Jameel Jaffer, the deputy legal director of the ACLU, expressed confidence that the second circuit court of appeals’ decision last month would effectively step into the breach. The panel found that legal authorities permitting the collection of data “relevant” to an investigation cannot allow the government to gather data in bulk – setting a potentially prohibitive precedent for other bulk-collection programs.
“We don’t know what kinds of bulk-collection programs the government still has in place, but in the past it’s used authorities other than Section 215 to conduct bulk collection of internet metadata, phone records, and financial records. If similar programs are still in place, the ruling will force the government to reconsider them, and probably to end them,” said Jaffer, whose organization brought the suit that the second circuit considered.
Julian Sanchez, a surveillance expert at the Cato Institute, was more cautious.
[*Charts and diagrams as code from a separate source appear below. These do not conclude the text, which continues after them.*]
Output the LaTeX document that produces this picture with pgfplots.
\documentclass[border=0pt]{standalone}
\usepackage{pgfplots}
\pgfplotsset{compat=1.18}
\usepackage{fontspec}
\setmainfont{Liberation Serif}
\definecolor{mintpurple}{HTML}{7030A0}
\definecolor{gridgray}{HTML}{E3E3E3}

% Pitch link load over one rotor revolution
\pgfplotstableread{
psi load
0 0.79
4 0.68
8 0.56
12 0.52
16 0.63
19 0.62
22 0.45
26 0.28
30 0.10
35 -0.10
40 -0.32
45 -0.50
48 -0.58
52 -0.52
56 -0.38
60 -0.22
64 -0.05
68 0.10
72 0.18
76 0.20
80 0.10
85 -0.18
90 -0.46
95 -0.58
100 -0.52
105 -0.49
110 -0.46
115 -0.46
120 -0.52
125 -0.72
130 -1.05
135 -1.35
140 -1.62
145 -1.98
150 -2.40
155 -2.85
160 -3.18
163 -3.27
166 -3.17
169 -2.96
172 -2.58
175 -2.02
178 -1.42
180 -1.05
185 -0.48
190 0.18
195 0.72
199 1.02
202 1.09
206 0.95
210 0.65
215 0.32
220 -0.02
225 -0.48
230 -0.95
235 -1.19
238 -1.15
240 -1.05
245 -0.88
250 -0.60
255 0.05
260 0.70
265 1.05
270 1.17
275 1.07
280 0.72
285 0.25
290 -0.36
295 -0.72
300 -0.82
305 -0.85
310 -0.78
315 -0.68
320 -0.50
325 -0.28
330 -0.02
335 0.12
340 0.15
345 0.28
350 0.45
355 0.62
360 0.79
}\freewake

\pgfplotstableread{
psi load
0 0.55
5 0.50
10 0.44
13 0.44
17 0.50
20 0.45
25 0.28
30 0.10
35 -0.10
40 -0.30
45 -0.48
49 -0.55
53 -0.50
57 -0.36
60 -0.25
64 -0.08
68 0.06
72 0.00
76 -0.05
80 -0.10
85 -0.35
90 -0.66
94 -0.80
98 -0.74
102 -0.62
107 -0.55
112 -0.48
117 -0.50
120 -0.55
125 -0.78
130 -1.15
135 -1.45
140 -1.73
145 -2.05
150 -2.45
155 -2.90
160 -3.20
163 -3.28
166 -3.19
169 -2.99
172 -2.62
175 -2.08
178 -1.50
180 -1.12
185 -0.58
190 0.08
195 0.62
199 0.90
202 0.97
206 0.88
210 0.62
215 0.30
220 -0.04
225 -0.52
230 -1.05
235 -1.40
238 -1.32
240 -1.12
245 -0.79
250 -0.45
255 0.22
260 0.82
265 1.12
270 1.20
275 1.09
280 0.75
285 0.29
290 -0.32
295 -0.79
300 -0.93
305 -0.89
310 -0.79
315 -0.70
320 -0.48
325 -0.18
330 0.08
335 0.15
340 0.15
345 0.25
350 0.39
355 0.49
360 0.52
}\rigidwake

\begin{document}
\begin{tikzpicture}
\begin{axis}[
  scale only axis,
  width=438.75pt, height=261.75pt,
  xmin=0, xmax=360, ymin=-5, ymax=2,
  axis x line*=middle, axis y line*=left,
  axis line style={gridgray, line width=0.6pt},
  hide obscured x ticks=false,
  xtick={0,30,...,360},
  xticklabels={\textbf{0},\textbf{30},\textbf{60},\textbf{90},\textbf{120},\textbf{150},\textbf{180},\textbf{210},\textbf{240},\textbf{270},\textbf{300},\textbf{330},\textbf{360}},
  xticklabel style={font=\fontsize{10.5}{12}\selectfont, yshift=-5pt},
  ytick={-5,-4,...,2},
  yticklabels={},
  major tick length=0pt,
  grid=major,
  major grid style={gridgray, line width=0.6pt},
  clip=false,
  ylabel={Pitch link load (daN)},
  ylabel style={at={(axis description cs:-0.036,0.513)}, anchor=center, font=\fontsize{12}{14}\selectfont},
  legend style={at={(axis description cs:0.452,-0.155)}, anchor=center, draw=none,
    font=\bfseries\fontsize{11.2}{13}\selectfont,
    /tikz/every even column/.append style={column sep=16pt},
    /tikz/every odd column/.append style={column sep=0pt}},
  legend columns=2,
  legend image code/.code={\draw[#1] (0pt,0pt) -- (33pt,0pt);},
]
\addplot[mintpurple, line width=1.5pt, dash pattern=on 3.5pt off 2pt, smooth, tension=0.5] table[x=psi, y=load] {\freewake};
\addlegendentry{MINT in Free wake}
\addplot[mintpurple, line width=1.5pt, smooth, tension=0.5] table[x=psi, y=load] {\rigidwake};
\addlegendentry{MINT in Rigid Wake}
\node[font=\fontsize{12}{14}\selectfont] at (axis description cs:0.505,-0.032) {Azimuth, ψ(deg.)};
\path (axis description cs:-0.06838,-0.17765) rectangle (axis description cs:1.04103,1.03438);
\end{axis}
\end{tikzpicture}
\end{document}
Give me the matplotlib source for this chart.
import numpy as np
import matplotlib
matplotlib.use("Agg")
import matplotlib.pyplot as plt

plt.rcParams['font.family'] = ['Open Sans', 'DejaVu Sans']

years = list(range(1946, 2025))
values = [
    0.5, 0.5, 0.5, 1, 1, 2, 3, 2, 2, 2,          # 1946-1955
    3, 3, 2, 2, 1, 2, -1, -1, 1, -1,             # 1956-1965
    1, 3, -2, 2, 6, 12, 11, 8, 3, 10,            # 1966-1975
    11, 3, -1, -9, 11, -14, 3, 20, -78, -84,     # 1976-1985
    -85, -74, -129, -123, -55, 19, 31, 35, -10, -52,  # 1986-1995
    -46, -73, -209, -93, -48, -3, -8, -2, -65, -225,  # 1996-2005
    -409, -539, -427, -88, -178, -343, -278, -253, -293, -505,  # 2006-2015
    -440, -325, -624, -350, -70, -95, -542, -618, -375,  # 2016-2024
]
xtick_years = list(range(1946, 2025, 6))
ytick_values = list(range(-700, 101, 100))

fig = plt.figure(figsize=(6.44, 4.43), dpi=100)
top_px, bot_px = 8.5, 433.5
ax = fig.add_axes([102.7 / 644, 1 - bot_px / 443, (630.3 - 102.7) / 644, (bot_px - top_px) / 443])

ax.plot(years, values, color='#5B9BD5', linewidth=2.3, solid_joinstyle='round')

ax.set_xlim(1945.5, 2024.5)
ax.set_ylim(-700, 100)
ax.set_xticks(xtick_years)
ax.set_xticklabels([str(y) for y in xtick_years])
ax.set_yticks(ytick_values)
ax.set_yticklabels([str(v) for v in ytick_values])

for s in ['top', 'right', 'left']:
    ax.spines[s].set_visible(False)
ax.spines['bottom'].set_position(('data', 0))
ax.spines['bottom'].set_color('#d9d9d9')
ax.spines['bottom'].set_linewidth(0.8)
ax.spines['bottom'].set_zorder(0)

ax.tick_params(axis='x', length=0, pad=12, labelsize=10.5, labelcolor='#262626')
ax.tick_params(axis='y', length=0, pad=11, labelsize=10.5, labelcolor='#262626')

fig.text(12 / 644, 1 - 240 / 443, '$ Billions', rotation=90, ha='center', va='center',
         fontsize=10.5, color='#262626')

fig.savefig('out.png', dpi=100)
“The second circuit ruling establishes that a ‘relevance’ standard is not completely unlimited – it doesn’t cover getting hundreds of millions of people’s records, without any concrete connection to a specific inquiry – but doesn’t provide much guidance beyond that as to where the line is,” Sanchez said.
“I wouldn’t be surprised if the government argued, in secret, that nearly anything short of that scale is still allowed, nor if the same Fisa Court that authorized the bulk telephone program, in defiance of any common sense reading of the statutory language, went along with it.”